The majority opinion in this case, relying on State v. *543 Middlebrooks, 236 Ga. 52 (222 SE2d 343) (1976), says that an imperfect commitment hearing "did not authorize the trial judge to quash the indictment or grant the appellant a new trial." I agree that the trial judge was not authorized to quash the indictment; but the appellant complained in the trial court, before arraignment, that his statutory rights had been arbitrarily denied by the court of inquiry; and he further complained that to place him on trial without rectifying the violation would be a continuing violation of his statutory rights that in turn would amount to due process and equal protection violations. The criminal trial was thereby infected by the arbitrary denial, and the conviction was unconstitutional.

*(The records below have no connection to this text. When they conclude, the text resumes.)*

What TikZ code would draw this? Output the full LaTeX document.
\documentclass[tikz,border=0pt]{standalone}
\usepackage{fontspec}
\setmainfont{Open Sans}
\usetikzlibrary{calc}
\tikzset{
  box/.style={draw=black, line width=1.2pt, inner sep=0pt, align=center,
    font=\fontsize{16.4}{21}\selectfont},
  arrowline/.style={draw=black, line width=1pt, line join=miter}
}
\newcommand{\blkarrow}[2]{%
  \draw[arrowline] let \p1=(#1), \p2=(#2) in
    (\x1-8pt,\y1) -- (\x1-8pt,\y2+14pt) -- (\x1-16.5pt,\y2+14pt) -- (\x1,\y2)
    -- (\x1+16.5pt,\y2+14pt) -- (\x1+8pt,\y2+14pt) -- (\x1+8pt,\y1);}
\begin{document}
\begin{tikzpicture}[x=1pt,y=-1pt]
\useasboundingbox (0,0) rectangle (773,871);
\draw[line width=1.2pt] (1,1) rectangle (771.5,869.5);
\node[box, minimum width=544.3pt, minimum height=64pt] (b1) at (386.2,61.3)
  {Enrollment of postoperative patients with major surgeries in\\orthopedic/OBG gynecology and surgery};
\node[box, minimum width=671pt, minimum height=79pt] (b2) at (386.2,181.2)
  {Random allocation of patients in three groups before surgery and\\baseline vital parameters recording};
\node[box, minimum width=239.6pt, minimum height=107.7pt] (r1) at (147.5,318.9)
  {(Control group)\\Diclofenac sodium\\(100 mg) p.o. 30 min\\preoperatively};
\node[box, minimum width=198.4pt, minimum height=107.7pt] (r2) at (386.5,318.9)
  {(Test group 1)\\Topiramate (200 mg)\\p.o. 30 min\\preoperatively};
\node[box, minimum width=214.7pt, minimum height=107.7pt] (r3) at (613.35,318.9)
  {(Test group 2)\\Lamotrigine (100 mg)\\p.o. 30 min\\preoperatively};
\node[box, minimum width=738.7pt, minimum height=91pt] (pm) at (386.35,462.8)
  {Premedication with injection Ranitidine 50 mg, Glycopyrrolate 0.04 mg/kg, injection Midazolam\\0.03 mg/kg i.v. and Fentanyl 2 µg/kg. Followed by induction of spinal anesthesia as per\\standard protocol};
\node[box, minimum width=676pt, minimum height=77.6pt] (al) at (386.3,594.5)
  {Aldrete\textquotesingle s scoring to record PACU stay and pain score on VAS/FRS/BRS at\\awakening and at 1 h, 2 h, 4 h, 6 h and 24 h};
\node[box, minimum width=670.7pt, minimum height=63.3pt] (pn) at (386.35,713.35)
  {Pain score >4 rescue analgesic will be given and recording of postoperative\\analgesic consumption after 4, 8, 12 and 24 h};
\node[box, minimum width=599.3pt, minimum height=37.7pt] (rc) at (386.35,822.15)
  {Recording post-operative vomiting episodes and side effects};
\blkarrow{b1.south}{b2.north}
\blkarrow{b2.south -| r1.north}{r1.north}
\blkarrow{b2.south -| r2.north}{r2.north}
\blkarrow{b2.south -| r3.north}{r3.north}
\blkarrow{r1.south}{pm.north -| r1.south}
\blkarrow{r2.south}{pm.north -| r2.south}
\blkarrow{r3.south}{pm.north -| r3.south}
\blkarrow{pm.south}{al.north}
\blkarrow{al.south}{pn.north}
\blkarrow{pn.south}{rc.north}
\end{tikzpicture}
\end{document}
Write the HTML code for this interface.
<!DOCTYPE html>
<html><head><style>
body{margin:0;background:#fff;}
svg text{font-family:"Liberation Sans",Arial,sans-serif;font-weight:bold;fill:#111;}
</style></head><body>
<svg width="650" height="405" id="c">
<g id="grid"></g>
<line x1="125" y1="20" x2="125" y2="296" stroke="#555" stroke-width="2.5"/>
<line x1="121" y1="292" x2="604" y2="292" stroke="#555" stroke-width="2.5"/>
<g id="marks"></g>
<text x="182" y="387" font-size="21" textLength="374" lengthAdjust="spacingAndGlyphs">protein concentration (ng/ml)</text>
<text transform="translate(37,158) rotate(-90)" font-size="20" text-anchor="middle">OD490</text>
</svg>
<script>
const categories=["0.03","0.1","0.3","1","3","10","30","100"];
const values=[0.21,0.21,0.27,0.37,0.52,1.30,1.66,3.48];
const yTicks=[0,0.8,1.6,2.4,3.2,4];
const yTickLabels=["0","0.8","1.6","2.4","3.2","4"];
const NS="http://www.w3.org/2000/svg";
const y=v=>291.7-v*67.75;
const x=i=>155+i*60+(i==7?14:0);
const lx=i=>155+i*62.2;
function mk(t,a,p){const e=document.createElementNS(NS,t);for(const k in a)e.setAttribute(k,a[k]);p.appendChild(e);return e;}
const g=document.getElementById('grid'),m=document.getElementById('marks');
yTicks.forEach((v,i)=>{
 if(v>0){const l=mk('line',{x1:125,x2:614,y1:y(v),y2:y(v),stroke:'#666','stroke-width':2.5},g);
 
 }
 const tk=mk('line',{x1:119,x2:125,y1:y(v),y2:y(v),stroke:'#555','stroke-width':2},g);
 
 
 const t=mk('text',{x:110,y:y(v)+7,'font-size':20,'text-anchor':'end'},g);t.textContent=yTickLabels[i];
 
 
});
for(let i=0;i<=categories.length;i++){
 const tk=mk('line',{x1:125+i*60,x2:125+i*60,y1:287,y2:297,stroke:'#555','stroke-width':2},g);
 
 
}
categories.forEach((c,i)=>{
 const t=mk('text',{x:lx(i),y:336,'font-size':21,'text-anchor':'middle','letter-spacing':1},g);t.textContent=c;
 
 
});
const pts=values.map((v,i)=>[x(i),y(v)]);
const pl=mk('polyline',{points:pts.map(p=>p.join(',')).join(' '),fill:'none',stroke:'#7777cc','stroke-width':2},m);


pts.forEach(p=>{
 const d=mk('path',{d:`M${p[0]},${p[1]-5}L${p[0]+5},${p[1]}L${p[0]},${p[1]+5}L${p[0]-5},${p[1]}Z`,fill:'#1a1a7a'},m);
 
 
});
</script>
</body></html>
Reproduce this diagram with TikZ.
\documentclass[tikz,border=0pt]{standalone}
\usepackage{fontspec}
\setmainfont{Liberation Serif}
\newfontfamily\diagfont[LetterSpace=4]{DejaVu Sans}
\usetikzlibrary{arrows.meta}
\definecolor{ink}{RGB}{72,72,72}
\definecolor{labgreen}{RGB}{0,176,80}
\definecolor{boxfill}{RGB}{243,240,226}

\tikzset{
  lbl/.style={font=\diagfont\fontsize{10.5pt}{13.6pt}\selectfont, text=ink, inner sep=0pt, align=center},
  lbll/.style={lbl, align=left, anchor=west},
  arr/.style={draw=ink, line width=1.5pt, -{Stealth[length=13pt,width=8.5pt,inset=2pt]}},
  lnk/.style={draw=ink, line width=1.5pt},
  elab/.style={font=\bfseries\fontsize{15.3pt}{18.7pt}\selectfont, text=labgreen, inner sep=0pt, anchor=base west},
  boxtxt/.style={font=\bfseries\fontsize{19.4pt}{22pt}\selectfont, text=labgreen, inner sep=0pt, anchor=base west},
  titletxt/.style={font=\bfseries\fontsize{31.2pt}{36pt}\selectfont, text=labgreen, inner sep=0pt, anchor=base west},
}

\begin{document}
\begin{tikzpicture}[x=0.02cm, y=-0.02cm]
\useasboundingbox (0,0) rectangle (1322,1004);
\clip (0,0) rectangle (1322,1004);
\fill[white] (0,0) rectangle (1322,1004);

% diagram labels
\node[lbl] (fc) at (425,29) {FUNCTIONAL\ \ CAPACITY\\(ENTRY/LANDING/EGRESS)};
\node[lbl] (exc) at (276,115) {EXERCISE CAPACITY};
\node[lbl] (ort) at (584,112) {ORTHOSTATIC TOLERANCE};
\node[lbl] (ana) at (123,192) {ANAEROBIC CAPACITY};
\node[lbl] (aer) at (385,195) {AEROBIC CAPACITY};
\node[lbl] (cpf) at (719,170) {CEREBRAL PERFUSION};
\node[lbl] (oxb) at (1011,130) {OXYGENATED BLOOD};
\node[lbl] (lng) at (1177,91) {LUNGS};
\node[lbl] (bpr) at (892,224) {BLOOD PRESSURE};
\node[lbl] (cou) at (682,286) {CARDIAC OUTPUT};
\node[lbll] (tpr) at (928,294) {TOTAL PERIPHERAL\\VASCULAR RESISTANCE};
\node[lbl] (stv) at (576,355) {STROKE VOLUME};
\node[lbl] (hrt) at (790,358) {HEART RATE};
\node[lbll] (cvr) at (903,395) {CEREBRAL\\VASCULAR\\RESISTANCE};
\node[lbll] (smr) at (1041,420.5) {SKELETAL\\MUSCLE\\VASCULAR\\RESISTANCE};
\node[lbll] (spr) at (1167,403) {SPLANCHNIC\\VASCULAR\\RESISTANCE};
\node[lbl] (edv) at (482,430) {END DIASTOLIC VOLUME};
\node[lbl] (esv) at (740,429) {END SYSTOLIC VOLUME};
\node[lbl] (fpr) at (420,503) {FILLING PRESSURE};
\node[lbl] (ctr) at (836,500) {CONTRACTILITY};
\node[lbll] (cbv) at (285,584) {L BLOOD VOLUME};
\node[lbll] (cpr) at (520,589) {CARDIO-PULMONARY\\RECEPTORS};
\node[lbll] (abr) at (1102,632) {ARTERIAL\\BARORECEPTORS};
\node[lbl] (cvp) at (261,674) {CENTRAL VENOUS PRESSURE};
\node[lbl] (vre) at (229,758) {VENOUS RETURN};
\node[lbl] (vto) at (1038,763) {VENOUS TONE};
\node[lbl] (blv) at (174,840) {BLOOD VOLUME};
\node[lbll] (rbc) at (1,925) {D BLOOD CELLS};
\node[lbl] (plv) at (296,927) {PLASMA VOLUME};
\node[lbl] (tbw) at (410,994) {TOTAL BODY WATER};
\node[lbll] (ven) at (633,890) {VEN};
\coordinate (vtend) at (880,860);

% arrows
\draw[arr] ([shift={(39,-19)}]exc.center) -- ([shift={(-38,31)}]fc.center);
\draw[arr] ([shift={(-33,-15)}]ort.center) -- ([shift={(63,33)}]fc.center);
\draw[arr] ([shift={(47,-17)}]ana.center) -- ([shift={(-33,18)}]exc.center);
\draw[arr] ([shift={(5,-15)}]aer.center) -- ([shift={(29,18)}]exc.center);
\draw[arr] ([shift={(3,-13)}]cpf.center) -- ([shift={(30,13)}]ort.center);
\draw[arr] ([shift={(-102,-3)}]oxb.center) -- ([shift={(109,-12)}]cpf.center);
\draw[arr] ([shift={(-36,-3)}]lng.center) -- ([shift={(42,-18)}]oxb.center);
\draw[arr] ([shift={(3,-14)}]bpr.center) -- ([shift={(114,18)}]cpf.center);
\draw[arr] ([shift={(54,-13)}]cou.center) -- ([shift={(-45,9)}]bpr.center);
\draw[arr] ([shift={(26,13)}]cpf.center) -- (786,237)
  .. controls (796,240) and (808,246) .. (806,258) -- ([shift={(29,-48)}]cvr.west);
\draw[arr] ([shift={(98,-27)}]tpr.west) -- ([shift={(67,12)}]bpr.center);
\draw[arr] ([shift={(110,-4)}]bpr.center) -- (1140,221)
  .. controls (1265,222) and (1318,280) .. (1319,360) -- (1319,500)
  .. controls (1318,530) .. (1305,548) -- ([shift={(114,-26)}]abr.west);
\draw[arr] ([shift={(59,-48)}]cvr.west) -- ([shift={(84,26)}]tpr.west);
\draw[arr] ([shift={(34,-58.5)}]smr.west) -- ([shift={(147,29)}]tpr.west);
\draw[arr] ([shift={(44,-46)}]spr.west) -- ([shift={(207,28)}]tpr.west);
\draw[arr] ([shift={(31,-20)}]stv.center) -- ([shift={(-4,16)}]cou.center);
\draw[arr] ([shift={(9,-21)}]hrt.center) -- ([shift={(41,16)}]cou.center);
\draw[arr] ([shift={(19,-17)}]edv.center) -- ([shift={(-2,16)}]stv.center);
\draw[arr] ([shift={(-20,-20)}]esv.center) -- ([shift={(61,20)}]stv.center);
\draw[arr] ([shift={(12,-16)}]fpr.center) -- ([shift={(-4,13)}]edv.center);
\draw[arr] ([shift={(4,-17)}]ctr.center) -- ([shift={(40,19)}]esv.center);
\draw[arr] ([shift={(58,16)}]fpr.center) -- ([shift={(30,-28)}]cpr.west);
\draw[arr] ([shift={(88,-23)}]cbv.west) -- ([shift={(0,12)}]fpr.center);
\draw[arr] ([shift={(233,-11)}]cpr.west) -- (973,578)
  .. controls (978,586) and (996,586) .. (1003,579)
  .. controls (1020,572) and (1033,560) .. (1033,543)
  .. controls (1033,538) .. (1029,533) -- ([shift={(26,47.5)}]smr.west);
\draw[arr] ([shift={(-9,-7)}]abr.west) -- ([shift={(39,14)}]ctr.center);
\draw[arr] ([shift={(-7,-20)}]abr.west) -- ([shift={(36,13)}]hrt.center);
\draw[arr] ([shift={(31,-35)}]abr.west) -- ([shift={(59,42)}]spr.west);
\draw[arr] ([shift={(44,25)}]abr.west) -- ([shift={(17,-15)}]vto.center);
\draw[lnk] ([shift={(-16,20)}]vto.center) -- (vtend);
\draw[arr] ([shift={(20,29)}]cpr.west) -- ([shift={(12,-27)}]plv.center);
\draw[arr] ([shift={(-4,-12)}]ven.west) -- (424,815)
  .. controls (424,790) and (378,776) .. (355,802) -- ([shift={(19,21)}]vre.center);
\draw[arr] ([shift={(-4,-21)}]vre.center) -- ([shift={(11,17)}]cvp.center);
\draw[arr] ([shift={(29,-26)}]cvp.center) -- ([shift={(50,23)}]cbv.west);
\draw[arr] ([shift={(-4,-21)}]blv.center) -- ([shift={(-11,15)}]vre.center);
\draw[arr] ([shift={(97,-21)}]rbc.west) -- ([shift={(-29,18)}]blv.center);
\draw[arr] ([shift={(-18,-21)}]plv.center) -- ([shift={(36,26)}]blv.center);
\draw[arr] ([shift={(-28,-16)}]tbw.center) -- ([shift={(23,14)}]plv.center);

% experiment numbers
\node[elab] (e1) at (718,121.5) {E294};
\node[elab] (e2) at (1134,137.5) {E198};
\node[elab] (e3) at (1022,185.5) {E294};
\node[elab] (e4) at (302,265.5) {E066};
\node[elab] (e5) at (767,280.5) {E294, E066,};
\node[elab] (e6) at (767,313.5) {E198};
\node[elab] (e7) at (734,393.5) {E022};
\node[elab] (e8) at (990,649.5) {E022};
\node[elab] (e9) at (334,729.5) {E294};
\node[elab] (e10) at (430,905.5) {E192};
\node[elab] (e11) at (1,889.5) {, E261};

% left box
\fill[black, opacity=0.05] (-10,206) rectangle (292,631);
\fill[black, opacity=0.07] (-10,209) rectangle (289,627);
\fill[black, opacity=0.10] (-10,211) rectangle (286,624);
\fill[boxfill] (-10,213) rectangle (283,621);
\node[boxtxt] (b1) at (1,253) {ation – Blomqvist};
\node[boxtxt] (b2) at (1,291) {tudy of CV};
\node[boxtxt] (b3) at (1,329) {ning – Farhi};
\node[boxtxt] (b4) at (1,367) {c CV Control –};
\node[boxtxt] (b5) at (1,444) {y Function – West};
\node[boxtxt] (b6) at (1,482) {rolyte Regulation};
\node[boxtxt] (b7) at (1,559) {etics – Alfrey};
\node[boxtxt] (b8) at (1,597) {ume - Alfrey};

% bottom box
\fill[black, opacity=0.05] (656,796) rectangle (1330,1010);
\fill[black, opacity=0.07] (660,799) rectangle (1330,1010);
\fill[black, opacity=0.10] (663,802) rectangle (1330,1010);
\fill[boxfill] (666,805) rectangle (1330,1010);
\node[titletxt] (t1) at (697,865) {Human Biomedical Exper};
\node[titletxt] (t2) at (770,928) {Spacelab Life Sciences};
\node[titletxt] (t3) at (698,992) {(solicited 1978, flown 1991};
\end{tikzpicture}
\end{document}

I think the court's decision in Middlebrooks and the decision in this case today are open invitations to courts of inquiry and to trial judges presiding in criminal trials to arbitrarily deny statutory rights accorded to accused persons by the Georgia legislature. I would reverse the conviction in this case. See my separate opinions on this subject in: Phillips v. Stynchcombe, 231 Ga. 430, 437 (202 SE2d 26) (1973); State v. Middlebrooks, 236 Ga. 52, supra (1976); State v. Hightower, 236 Ga. 58, 63 (222 SE2d 333) (1976); and First National Bank &c. Co. v. State, 237 Ga. 112, 113 (227 SE2d 20) (1976).

I respectfully dissent.

HILL, Justice, dissenting.

The decision in State v. Middlebrooks, 236 Ga. 52 (222 SE2d 343) (1976), is not applicable to this case.

In January, 1976, this court decided four cases relating to commitment hearings: State v. Middlebrooks, supra; State v. Hightower, 236 Ga. 58 (222 SE2d 333); Hannah v. Stone, 236 Ga. 65 (222 SE2d 362); and Tarpkin v. State, 236 Ga. 67 (222 SE2d 364).

The facts in Middlebrooks were that no commitment hearing had been held at all. The facts in the other three cases were that a commitment hearing had been held but the accused had been denied the right to counsel. In Middlebrooks the majority wrote (236 Ga. at 53): "Commitment hearing issues which are presented to us in post-conviction proceedings usually arise in one of two *544 situations. In one, a commitment hearing has been held but at the hearing accused was denied the assistance of counsel; in the other, no commitment hearing has been held at all. This case presents the latter situation..."

In the case now before us a commitment hearing was held and thus this case presents the former situation. In this case the judge conducting the hearing refused to hear any evidence from the witnesses subpoenaed by the accused. Thus this accused was denied the right to assistance of counsel (Hightower, Hannah, Tarpkin, supra), and the state has not shown that this constitutional error was harmless beyond a reasonable doubt.